The problem: Reproduce exactly, and only, the lines running from the start of the entries below to the line containing "var noxCErr = [0, 0, 0, 0, 0, 0, 0];".

Material for this exercise:
····················
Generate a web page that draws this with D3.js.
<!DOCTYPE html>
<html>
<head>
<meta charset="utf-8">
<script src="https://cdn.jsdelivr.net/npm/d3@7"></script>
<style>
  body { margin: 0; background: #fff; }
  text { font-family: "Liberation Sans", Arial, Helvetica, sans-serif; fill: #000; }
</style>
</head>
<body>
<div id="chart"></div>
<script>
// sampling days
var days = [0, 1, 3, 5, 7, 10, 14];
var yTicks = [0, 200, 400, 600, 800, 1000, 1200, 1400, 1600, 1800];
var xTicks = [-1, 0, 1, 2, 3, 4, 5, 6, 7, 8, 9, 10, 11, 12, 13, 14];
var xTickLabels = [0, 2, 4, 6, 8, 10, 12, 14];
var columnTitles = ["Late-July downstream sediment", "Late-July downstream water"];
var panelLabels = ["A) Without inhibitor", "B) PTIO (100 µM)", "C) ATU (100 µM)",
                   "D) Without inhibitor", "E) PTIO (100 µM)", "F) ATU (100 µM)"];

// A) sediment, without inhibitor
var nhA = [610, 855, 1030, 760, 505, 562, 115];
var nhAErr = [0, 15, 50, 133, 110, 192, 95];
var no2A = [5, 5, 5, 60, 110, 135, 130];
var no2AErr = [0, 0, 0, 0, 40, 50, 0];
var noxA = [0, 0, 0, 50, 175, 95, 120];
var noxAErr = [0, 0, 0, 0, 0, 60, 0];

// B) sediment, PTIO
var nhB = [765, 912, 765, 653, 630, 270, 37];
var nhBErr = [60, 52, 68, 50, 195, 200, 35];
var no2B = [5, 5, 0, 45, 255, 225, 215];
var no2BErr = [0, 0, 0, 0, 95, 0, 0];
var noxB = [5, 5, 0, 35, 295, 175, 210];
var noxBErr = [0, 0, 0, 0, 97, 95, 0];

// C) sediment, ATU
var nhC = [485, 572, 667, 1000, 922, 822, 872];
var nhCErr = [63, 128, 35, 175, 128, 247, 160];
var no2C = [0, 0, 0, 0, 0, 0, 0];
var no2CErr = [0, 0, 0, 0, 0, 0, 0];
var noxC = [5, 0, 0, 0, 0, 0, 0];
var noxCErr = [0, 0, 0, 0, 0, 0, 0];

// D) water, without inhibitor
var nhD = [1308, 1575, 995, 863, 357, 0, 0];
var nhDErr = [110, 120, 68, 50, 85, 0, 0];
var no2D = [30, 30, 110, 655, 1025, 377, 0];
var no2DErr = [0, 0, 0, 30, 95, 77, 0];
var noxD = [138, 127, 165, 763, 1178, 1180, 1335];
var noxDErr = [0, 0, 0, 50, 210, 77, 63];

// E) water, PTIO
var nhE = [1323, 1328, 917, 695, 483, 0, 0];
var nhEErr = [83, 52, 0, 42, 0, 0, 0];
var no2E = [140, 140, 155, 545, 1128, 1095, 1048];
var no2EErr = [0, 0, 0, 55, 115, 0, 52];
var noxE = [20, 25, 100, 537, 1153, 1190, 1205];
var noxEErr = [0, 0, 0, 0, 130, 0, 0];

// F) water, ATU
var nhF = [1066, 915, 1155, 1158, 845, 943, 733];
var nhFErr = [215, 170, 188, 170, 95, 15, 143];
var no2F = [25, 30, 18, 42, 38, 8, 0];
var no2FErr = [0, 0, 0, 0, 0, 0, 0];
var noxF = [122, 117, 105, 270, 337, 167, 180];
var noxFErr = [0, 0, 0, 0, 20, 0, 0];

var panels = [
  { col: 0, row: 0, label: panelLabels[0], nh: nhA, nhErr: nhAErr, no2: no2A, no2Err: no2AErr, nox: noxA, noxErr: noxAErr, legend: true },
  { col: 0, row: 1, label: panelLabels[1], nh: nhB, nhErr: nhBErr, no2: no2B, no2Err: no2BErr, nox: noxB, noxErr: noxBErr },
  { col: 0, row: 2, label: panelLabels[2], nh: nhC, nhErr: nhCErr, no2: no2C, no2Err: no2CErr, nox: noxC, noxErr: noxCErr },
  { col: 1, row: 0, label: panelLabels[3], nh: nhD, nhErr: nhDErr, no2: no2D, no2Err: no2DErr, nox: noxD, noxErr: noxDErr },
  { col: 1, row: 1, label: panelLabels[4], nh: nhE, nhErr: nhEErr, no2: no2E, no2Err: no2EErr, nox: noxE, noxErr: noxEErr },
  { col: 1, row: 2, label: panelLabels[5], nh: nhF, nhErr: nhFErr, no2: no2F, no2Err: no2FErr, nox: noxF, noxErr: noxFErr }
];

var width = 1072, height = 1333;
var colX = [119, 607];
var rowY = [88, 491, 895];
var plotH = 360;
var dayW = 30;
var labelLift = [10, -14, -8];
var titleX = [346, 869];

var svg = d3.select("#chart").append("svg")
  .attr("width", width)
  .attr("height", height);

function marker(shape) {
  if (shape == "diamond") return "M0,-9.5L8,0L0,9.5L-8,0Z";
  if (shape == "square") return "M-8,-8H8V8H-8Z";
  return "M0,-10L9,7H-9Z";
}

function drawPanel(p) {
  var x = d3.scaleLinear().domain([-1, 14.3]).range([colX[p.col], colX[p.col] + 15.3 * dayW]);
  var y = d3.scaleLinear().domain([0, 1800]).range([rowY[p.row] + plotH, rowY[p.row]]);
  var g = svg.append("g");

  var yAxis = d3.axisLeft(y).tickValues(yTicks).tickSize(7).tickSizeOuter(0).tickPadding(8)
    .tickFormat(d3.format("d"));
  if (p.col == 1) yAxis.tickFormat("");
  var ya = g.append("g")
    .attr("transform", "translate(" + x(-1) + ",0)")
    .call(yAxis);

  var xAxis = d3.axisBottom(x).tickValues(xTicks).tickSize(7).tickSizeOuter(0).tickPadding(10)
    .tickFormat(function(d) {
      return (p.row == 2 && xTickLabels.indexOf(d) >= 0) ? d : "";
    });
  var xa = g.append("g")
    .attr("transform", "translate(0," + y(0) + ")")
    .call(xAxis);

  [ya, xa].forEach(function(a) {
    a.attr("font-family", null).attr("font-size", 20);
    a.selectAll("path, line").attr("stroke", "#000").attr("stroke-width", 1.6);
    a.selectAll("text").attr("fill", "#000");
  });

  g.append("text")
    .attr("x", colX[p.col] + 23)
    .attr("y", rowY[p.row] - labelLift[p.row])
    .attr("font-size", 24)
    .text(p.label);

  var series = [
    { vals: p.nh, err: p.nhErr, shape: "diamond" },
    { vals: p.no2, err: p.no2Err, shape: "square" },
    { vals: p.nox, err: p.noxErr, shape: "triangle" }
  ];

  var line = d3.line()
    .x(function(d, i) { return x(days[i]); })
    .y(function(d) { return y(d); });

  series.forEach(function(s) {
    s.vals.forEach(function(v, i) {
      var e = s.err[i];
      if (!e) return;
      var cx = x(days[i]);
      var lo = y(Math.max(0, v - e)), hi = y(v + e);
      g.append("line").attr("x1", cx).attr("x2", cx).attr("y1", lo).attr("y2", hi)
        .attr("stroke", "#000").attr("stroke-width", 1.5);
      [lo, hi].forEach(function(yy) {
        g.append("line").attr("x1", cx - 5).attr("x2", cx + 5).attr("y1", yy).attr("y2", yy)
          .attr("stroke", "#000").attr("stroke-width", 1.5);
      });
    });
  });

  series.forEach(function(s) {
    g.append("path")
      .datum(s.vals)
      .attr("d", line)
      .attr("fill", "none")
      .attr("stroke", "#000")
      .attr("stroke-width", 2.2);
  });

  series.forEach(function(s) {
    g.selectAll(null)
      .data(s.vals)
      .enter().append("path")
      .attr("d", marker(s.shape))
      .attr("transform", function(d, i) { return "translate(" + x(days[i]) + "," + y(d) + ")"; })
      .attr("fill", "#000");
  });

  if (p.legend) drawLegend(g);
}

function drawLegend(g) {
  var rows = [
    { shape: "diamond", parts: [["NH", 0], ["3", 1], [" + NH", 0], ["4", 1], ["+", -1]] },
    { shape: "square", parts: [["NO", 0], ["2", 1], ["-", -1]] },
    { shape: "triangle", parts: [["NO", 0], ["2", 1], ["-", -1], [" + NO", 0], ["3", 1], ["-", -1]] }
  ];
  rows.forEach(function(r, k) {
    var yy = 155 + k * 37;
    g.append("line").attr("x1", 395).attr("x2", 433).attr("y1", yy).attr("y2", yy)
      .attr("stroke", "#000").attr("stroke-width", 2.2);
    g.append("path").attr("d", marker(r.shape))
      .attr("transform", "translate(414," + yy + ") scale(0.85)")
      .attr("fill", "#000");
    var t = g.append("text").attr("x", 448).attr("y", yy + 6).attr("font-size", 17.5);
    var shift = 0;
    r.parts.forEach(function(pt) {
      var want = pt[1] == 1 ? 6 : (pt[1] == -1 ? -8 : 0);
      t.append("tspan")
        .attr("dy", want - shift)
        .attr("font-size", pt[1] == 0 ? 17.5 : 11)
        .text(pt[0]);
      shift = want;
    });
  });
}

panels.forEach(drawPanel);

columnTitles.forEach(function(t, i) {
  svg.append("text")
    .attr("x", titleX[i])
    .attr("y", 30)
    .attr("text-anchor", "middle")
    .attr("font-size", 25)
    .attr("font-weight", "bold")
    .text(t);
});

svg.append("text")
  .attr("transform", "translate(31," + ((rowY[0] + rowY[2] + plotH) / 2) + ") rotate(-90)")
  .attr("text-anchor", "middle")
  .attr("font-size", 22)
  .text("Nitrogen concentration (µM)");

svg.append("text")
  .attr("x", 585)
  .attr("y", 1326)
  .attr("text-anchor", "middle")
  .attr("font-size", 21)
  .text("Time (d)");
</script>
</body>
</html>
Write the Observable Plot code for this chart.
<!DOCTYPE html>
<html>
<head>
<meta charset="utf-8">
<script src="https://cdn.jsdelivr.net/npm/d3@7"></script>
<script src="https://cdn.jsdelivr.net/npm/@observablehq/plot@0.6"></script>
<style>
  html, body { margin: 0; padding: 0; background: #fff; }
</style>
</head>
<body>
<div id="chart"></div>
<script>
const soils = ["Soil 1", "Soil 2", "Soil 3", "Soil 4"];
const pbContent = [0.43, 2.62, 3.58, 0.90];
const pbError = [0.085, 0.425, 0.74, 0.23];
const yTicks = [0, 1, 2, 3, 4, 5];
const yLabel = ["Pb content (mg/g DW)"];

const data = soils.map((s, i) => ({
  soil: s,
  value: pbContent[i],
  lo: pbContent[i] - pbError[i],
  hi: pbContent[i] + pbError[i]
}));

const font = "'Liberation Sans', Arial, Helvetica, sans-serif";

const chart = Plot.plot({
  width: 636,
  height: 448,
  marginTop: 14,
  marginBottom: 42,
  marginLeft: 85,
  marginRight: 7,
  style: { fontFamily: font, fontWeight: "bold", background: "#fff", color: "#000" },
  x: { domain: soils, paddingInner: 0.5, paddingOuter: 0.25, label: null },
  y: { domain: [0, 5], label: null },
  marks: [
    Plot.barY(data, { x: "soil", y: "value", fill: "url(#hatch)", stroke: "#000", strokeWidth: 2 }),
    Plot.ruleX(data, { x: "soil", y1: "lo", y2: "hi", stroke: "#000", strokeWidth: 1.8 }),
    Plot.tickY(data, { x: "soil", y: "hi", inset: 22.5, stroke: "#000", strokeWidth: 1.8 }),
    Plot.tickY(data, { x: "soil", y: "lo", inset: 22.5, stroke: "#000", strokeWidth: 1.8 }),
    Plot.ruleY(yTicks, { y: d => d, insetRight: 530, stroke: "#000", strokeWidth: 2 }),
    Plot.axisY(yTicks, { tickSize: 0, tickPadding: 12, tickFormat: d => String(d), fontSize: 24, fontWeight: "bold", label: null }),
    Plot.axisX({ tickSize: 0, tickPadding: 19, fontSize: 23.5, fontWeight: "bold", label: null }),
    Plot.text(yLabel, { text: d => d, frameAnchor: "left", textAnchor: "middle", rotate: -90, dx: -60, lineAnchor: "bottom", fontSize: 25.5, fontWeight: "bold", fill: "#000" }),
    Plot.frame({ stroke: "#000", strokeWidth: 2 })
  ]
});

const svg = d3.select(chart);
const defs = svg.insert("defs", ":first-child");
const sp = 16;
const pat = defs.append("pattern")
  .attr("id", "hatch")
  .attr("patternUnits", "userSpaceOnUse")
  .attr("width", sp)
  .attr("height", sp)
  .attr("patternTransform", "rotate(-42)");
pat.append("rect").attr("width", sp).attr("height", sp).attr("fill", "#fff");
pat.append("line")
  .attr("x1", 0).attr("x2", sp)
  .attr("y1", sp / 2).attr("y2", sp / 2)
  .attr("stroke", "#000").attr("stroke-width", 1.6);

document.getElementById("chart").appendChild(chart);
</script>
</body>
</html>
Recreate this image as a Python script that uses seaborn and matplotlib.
····················
Answer below:
Generate a web page that draws this with D3.js.
<!DOCTYPE html>
<html>
<head>
<meta charset="utf-8">
<script src="https://cdn.jsdelivr.net/npm/d3@7"></script>
<style>
  body { margin: 0; background: #fff; }
  text { font-family: "Liberation Sans", Arial, Helvetica, sans-serif; fill: #000; }
</style>
</head>
<body>
<div id="chart"></div>
<script>
// sampling days
var days = [0, 1, 3, 5, 7, 10, 14];
var yTicks = [0, 200, 400, 600, 800, 1000, 1200, 1400, 1600, 1800];
var xTicks = [-1, 0, 1, 2, 3, 4, 5, 6, 7, 8, 9, 10, 11, 12, 13, 14];
var xTickLabels = [0, 2, 4, 6, 8, 10, 12, 14];
var columnTitles = ["Late-July downstream sediment", "Late-July downstream water"];
var panelLabels = ["A) Without inhibitor", "B) PTIO (100 µM)", "C) ATU (100 µM)",
                   "D) Without inhibitor", "E) PTIO (100 µM)", "F) ATU (100 µM)"];

// A) sediment, without inhibitor
var nhA = [610, 855, 1030, 760, 505, 562, 115];
var nhAErr = [0, 15, 50, 133, 110, 192, 95];
var no2A = [5, 5, 5, 60, 110, 135, 130];
var no2AErr = [0, 0, 0, 0, 40, 50, 0];
var noxA = [0, 0, 0, 50, 175, 95, 120];
var noxAErr = [0, 0, 0, 0, 0, 60, 0];

// B) sediment, PTIO
var nhB = [765, 912, 765, 653, 630, 270, 37];
var nhBErr = [60, 52, 68, 50, 195, 200, 35];
var no2B = [5, 5, 0, 45, 255, 225, 215];
var no2BErr = [0, 0, 0, 0, 95, 0, 0];
var noxB = [5, 5, 0, 35, 295, 175, 210];
var noxBErr = [0, 0, 0, 0, 97, 95, 0];

// C) sediment, ATU
var nhC = [485, 572, 667, 1000, 922, 822, 872];
var nhCErr = [63, 128, 35, 175, 128, 247, 160];
var no2C = [0, 0, 0, 0, 0, 0, 0];
var no2CErr = [0, 0, 0, 0, 0, 0, 0];
var noxC = [5, 0, 0, 0, 0, 0, 0];
var noxCErr = [0, 0, 0, 0, 0, 0, 0];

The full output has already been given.